▶ _Task brief_: Reproduce the section of the listing that begins at the line containing "What Chart.js code" and finishes at the line containing "const timePoints = ['Baseline', '2-H', '8-H', '26-H', '50-H'];". Include both end lines and nothing beyond them.

▶ _Entries shown_:

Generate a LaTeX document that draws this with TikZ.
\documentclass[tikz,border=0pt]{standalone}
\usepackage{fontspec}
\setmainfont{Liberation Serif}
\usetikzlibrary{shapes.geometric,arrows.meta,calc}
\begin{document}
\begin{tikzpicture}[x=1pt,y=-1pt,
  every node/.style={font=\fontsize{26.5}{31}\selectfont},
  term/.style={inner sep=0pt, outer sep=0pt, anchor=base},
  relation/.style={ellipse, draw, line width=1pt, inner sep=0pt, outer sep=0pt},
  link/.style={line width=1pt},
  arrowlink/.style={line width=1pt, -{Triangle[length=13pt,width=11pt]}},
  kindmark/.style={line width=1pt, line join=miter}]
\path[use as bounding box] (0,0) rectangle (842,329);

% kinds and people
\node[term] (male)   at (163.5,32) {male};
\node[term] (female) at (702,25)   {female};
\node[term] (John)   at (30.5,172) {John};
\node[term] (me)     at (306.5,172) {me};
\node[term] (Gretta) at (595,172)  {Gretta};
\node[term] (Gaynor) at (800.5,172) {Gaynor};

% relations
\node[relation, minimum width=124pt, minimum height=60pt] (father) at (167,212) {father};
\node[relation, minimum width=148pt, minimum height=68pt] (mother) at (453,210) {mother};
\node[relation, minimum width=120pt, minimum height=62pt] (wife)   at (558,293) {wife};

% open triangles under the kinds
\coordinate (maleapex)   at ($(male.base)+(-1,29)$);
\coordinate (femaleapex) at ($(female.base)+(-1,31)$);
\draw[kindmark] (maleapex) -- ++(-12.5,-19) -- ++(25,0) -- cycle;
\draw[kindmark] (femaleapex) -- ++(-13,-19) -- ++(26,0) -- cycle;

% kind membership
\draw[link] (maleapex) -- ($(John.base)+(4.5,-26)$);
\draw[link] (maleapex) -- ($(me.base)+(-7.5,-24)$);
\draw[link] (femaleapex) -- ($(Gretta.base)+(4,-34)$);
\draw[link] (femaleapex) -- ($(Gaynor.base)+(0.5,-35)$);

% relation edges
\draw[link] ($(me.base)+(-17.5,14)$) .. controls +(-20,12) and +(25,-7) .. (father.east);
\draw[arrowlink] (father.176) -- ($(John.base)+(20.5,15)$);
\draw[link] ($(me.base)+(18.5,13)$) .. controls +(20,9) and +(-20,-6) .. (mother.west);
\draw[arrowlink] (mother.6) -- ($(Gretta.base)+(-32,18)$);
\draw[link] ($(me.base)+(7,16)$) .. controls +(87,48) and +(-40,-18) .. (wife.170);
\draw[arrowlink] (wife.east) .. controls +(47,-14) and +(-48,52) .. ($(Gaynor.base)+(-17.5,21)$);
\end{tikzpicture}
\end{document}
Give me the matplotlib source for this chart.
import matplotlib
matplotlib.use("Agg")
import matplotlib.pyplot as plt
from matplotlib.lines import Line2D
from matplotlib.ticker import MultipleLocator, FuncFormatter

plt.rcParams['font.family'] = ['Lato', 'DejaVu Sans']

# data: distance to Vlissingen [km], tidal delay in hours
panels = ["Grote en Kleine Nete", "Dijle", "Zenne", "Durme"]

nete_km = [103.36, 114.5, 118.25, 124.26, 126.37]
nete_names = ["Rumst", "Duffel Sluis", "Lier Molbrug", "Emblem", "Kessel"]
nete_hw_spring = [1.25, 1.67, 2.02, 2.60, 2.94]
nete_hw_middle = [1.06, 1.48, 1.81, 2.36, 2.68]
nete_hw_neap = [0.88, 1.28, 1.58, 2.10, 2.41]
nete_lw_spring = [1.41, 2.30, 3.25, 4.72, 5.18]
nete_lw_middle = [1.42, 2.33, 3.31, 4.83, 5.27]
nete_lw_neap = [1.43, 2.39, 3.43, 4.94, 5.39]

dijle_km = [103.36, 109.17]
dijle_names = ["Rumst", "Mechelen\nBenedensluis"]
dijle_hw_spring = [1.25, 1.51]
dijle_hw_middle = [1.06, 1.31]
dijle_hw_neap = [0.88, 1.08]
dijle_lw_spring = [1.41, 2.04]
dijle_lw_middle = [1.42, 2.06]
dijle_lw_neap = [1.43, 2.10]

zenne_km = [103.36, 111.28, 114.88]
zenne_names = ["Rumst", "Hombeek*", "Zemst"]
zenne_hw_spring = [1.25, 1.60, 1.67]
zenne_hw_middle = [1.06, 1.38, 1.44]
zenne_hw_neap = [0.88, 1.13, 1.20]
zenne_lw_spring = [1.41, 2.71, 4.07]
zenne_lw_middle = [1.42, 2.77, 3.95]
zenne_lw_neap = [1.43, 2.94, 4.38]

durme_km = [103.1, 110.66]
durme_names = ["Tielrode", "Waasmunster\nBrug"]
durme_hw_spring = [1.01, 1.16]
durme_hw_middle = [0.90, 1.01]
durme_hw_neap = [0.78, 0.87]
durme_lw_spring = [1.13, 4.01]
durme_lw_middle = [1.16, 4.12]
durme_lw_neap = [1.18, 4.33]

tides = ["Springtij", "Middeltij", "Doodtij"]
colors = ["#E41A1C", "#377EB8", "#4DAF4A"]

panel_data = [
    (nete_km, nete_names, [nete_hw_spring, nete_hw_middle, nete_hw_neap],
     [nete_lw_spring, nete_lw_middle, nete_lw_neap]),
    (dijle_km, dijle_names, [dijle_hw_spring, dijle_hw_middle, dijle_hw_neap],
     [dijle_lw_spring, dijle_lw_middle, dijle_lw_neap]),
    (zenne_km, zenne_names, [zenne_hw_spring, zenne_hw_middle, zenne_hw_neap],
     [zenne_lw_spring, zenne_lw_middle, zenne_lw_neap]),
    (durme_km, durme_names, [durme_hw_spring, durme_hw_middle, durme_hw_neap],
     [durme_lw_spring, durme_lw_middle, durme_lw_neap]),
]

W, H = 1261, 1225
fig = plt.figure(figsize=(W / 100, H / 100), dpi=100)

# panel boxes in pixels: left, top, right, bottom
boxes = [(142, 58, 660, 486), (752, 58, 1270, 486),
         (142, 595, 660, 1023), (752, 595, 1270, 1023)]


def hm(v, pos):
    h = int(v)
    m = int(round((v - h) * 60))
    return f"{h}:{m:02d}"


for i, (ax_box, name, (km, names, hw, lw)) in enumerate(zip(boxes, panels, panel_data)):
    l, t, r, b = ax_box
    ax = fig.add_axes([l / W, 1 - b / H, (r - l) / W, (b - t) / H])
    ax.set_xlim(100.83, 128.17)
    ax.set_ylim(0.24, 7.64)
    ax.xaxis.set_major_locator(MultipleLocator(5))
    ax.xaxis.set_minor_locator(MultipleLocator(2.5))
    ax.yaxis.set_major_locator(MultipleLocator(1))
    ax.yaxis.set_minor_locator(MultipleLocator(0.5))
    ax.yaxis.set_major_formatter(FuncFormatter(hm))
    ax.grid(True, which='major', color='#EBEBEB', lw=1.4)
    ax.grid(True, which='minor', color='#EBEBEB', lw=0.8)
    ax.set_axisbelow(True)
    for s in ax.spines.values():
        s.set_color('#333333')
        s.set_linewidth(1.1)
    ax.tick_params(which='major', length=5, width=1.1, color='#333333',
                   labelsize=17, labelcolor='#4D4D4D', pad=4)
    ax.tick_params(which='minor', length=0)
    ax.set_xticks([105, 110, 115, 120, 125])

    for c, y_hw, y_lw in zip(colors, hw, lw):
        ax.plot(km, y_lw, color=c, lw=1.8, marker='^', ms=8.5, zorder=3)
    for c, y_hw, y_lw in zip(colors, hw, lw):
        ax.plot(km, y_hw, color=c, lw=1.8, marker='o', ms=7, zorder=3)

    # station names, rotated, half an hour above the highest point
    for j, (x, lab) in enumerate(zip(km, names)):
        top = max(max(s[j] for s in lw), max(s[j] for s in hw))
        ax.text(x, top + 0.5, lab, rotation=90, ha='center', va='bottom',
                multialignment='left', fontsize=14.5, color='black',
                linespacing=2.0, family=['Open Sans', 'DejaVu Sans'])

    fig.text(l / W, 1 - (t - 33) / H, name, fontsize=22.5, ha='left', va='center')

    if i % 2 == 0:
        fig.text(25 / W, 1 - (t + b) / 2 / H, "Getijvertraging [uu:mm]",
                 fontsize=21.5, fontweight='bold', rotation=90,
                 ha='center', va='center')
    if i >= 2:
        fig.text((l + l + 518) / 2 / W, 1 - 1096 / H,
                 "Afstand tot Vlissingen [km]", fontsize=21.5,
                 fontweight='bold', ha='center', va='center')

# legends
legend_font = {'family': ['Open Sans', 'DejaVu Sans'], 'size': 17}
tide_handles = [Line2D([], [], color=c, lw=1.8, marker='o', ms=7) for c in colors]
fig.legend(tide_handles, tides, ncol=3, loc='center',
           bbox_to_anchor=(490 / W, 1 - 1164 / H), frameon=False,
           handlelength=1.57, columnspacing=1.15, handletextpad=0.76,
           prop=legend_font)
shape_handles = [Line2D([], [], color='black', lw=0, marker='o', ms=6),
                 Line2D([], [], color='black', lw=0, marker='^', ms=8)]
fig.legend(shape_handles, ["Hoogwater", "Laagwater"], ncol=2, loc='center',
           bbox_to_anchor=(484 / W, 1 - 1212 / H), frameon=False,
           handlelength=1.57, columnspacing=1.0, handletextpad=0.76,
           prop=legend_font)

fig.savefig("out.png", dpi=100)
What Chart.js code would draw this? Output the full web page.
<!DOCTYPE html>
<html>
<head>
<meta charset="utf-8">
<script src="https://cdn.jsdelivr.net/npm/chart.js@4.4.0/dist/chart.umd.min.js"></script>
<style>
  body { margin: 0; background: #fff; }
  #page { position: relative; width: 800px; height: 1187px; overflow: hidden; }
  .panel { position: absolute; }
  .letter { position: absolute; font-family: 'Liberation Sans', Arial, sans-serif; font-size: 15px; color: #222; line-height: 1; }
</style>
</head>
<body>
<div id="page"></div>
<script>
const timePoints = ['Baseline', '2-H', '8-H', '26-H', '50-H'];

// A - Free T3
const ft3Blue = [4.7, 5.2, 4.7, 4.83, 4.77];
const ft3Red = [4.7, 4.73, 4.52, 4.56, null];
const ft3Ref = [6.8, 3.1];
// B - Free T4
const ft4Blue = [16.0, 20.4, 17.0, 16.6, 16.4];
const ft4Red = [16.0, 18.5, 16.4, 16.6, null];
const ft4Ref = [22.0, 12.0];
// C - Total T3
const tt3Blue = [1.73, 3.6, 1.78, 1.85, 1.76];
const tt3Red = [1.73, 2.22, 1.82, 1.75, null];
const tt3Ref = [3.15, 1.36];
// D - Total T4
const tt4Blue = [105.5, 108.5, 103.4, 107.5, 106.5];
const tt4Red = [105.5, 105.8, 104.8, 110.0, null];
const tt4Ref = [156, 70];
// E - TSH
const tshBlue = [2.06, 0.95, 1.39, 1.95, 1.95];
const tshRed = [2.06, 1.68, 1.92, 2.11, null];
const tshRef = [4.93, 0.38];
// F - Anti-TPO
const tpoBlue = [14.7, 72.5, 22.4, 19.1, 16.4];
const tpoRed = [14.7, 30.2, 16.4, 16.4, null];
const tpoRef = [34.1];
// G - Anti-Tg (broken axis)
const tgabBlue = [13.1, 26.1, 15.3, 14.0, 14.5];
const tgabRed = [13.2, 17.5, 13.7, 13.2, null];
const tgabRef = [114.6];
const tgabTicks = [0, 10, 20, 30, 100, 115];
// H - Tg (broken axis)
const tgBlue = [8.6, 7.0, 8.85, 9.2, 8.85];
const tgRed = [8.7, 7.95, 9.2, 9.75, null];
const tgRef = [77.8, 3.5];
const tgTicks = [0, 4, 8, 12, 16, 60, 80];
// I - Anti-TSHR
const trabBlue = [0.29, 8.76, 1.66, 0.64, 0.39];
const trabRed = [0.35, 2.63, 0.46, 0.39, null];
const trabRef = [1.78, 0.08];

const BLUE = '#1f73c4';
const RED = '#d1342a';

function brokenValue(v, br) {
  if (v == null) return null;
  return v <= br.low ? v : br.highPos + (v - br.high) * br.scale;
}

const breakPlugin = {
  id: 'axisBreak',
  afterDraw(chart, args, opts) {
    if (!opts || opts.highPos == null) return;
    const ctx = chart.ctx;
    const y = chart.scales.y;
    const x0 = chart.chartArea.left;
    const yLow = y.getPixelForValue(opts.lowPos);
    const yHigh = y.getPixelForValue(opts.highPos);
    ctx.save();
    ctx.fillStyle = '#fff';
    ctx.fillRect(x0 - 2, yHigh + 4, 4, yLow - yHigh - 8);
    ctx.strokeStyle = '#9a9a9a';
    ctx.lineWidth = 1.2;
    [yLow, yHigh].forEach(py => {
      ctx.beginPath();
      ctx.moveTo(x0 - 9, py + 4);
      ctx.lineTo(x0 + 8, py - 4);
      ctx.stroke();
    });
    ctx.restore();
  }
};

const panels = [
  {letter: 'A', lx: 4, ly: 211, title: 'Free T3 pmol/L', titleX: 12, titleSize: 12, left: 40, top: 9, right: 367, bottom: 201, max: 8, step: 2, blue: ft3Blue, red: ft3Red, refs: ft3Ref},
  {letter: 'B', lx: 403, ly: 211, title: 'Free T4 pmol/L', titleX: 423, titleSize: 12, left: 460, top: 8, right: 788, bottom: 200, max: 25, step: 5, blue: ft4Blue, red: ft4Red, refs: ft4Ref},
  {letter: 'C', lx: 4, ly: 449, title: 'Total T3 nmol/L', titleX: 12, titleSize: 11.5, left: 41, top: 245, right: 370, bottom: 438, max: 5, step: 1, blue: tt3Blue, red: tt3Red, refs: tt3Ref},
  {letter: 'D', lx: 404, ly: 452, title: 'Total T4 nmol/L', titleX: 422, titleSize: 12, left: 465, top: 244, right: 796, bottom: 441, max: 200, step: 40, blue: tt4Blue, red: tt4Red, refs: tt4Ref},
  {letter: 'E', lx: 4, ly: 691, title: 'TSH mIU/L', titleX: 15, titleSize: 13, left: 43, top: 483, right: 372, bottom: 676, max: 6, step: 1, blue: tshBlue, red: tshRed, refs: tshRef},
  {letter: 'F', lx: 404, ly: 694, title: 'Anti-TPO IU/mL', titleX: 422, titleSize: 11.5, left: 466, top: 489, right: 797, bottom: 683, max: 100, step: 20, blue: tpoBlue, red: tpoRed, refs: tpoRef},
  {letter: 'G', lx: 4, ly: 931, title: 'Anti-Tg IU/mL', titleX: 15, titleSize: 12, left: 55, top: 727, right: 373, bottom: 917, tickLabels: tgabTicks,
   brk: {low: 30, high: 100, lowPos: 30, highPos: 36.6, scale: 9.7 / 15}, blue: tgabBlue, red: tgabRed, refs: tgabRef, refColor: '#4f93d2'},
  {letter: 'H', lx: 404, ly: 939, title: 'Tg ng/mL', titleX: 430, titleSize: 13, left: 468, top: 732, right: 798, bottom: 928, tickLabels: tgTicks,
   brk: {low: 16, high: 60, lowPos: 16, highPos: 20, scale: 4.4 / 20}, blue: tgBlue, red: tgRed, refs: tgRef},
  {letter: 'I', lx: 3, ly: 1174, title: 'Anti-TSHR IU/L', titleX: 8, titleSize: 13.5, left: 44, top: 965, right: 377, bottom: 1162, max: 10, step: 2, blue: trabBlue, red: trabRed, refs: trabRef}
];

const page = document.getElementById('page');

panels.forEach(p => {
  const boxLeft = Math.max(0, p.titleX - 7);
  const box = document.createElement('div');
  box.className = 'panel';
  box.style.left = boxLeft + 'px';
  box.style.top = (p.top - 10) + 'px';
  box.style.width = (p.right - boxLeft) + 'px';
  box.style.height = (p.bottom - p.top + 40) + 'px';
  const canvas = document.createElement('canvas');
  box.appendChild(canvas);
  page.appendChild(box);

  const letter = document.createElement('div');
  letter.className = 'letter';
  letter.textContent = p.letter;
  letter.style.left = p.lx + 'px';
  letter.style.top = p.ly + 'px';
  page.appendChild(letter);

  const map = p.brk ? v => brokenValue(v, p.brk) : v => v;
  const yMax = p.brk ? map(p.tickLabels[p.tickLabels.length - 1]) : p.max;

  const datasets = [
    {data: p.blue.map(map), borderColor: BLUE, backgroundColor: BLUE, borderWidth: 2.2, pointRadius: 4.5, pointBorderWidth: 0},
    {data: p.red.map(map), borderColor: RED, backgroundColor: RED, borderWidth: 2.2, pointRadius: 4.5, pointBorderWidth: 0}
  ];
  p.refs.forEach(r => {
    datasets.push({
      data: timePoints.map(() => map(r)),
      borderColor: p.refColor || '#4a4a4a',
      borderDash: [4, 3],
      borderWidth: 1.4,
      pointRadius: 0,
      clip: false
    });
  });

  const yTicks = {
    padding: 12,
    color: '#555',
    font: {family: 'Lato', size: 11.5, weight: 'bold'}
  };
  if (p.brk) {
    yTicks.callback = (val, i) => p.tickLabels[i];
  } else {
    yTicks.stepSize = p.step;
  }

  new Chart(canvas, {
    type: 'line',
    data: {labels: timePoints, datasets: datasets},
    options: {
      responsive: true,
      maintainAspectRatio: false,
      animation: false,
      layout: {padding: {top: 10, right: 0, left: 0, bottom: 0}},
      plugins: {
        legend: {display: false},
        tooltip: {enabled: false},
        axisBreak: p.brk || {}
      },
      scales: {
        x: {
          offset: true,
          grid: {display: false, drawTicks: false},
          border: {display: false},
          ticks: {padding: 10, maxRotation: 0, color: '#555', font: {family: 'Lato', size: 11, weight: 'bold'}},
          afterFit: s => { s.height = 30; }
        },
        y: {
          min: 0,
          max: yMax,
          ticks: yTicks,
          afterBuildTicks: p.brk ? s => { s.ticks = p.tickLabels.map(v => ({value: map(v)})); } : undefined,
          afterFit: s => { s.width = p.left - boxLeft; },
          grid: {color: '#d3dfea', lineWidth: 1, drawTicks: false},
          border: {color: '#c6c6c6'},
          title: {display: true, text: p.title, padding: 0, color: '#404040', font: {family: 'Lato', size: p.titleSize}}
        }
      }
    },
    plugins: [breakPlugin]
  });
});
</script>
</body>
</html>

▶ _Task solution_:
What Chart.js code would draw this? Output the full web page.
<!DOCTYPE html>
<html>
<head>
<meta charset="utf-8">
<script src="https://cdn.jsdelivr.net/npm/chart.js@4.4.0/dist/chart.umd.min.js"></script>
<style>
  body { margin: 0; background: #fff; }
  #page { position: relative; width: 800px; height: 1187px; overflow: hidden; }
  .panel { position: absolute; }
  .letter { position: absolute; font-family: 'Liberation Sans', Arial, sans-serif; font-size: 15px; color: #222; line-height: 1; }
</style>
</head>
<body>
<div id="page"></div>
<script>
const timePoints = ['Baseline', '2-H', '8-H', '26-H', '50-H'];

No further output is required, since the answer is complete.